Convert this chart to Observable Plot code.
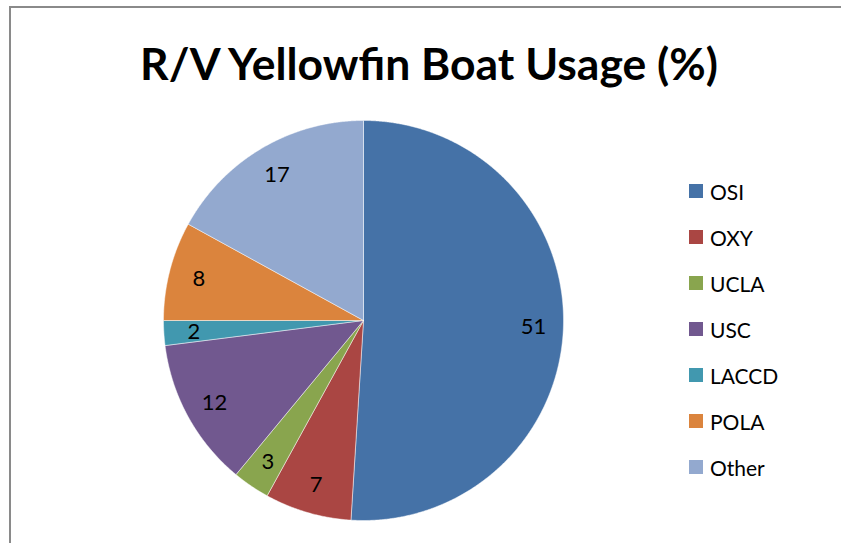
<!DOCTYPE html>
<html><head><meta charset="utf-8">
<script src="https://cdn.jsdelivr.net/npm/d3@7"></script>
<script src="https://cdn.jsdelivr.net/npm/@observablehq/plot@0.6"></script>
<style>
body{margin:0;background:#fff;}
#wrap{position:relative;width:841px;height:543px;overflow:hidden;background:#fff;font-family:Lato,"Open Sans",sans-serif;}
#frame{position:absolute;left:9px;top:6px;width:1000px;height:1000px;border-left:2px solid #8a8a8a;border-top:2px solid #8a8a8a;}
#title{position:absolute;left:0;width:858px;top:41px;text-align:center;font-weight:bold;font-size:44px;line-height:44px;white-space:nowrap;color:#000;}
#title span{display:inline-block;}
#plot{position:absolute;left:0;top:0;}
#legend{position:absolute;left:689px;top:184px;}
.row{position:absolute;left:0;height:14px;display:flex;align-items:center;white-space:nowrap;font-size:21px;color:#000;}
.sw{width:14px;height:14px;margin-right:7px;flex:none;}
</style>
</head><body>
<div id="wrap">
  <div id="frame"></div>
  <div id="title"><span id="tt">R/V Yellowfin Boat Usage (%)</span></div>
  <div id="plot"></div>
  <div id="legend"></div>
</div>
<script>
const titleText = "R/V Yellowfin Boat Usage (%)";
const names = ["OSI", "OXY", "UCLA", "USC", "LACCD", "POLA", "Other"];
const values = [51, 7, 3, 12, 2, 8, 17];
const colors = ["#4572A7", "#AA4643", "#89A54E", "#71588F", "#4198AF", "#DB843D", "#93A9CF"];

// fit title width
const tt = document.getElementById("tt");
tt.textContent = titleText;
const w0 = tt.getBoundingClientRect().width;
const fs = 44 * 578 / w0;
document.getElementById("title").style.fontSize = fs + "px";

const arcs = d3.pie().sort(null).value(d => d)(values);
const pts = [];
arcs.forEach((a, i) => {
  pts.push({name: names[i], x: 0, y: 0});
  const n = Math.max(2, Math.ceil((a.endAngle - a.startAngle) / 0.005));
  for (let k = 0; k <= n; k++) {
    const t = a.startAngle + (a.endAngle - a.startAngle) * k / n;
    pts.push({name: names[i], x: Math.sin(t), y: Math.cos(t)});
  }
  pts.push({name: names[i], x: 0, y: 0});
});
const labelR = 0.85;
const labels = arcs.map((a, i) => {
  const m = (a.startAngle + a.endAngle) / 2;
  return {name: names[i], v: String(values[i]), x: labelR * Math.sin(m), y: labelR * Math.cos(m)};
});

const chart = Plot.plot({
  width: 841, height: 543,
  marginLeft: 163, marginRight: 278, marginTop: 120, marginBottom: 23,
  x: {domain: [-1, 1], axis: null},
  y: {domain: [-1, 1], axis: null},
  color: {domain: names, range: colors},
  style: {background: "transparent", fontFamily: "Lato, sans-serif"},
  marks: [
    Plot.line(pts, {x: "x", y: "y", z: "name", fill: "name", stroke: "white", strokeWidth: 0.6, strokeOpacity: 0.8, curve: "linear"}),
    Plot.text(labels, {x: "x", y: "y", text: "v", fontSize: 22, fill: "black", dy: 1})
  ]
});
document.getElementById("plot").appendChild(chart);

const leg = document.getElementById("legend");
names.forEach((n, i) => {
  const r = document.createElement("div");
  r.className = "row";
  r.style.top = (i * 46) + "px";
  const s = document.createElement("div");
  s.className = "sw";
  s.style.background = colors[i];
  const t = document.createElement("span");
  t.textContent = n;
  r.appendChild(s); r.appendChild(t);
  leg.appendChild(r);
});
</script>
</body></html>
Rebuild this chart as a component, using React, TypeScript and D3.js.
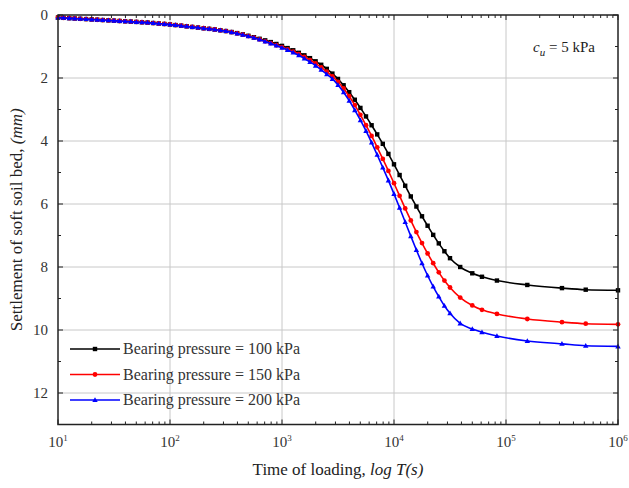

=-=-=-=-=

§ **Written instruction**
Every line of the material is to be quoted exactly, with no pictures carried over.

§ **Output for this exercise**
Convert this chart to Observable Plot code.
<!DOCTYPE html>
<html><head><meta charset="utf-8">
<script src="https://cdn.jsdelivr.net/npm/d3@7"></script>
<script src="https://cdn.jsdelivr.net/npm/@observablehq/plot@0.6"></script>
<style>
body{margin:0;background:#fff;}
#wrap{position:relative;width:841px;height:543px;overflow:hidden;background:#fff;font-family:Lato,"Open Sans",sans-serif;}
#frame{position:absolute;left:9px;top:6px;width:1000px;height:1000px;border-left:2px solid #8a8a8a;border-top:2px solid #8a8a8a;}
#title{position:absolute;left:0;width:858px;top:41px;text-align:center;font-weight:bold;font-size:44px;line-height:44px;white-space:nowrap;color:#000;}
#title span{display:inline-block;}
#plot{position:absolute;left:0;top:0;}
#legend{position:absolute;left:689px;top:184px;}
.row{position:absolute;left:0;height:14px;display:flex;align-items:center;white-space:nowrap;font-size:21px;color:#000;}
.sw{width:14px;height:14px;margin-right:7px;flex:none;}
</style>
</head><body>
<div id="wrap">
  <div id="frame"></div>
  <div id="title"><span id="tt">R/V Yellowfin Boat Usage (%)</span></div>
  <div id="plot"></div>
  <div id="legend"></div>
</div>
<script>
const titleText = "R/V Yellowfin Boat Usage (%)";
const names = ["OSI", "OXY", "UCLA", "USC", "LACCD", "POLA", "Other"];
const values = [51, 7, 3, 12, 2, 8, 17];
const colors = ["#4572A7", "#AA4643", "#89A54E", "#71588F", "#4198AF", "#DB843D", "#93A9CF"];

// fit title width
const tt = document.getElementById("tt");
tt.textContent = titleText;
const w0 = tt.getBoundingClientRect().width;
const fs = 44 * 578 / w0;
document.getElementById("title").style.fontSize = fs + "px";

const arcs = d3.pie().sort(null).value(d => d)(values);
const pts = [];
arcs.forEach((a, i) => {
  pts.push({name: names[i], x: 0, y: 0});
  const n = Math.max(2, Math.ceil((a.endAngle - a.startAngle) / 0.005));
  for (let k = 0; k <= n; k++) {
    const t = a.startAngle + (a.endAngle - a.startAngle) * k / n;
    pts.push({name: names[i], x: Math.sin(t), y: Math.cos(t)});
  }
  pts.push({name: names[i], x: 0, y: 0});
});
const labelR = 0.85;
const labels = arcs.map((a, i) => {
  const m = (a.startAngle + a.endAngle) / 2;
  return {name: names[i], v: String(values[i]), x: labelR * Math.sin(m), y: labelR * Math.cos(m)};
});

const chart = Plot.plot({
  width: 841, height: 543,
  marginLeft: 163, marginRight: 278, marginTop: 120, marginBottom: 23,
  x: {domain: [-1, 1], axis: null},
  y: {domain: [-1, 1], axis: null},
  color: {domain: names, range: colors},
  style: {background: "transparent", fontFamily: "Lato, sans-serif"},
  marks: [
    Plot.line(pts, {x: "x", y: "y", z: "name", fill: "name", stroke: "white", strokeWidth: 0.6, strokeOpacity: 0.8, curve: "linear"}),
    Plot.text(labels, {x: "x", y: "y", text: "v", fontSize: 22, fill: "black", dy: 1})
  ]
});
document.getElementById("plot").appendChild(chart);

const leg = document.getElementById("legend");
names.forEach((n, i) => {
  const r = document.createElement("div");
  r.className = "row";
  r.style.top = (i * 46) + "px";
  const s = document.createElement("div");
  s.className = "sw";
  s.style.background = colors[i];
  const t = document.createElement("span");
  t.textContent = n;
  r.appendChild(s); r.appendChild(t);
  leg.appendChild(r);
});
</script>
</body></html>
Rebuild this chart as a component, using React, TypeScript and D3.js.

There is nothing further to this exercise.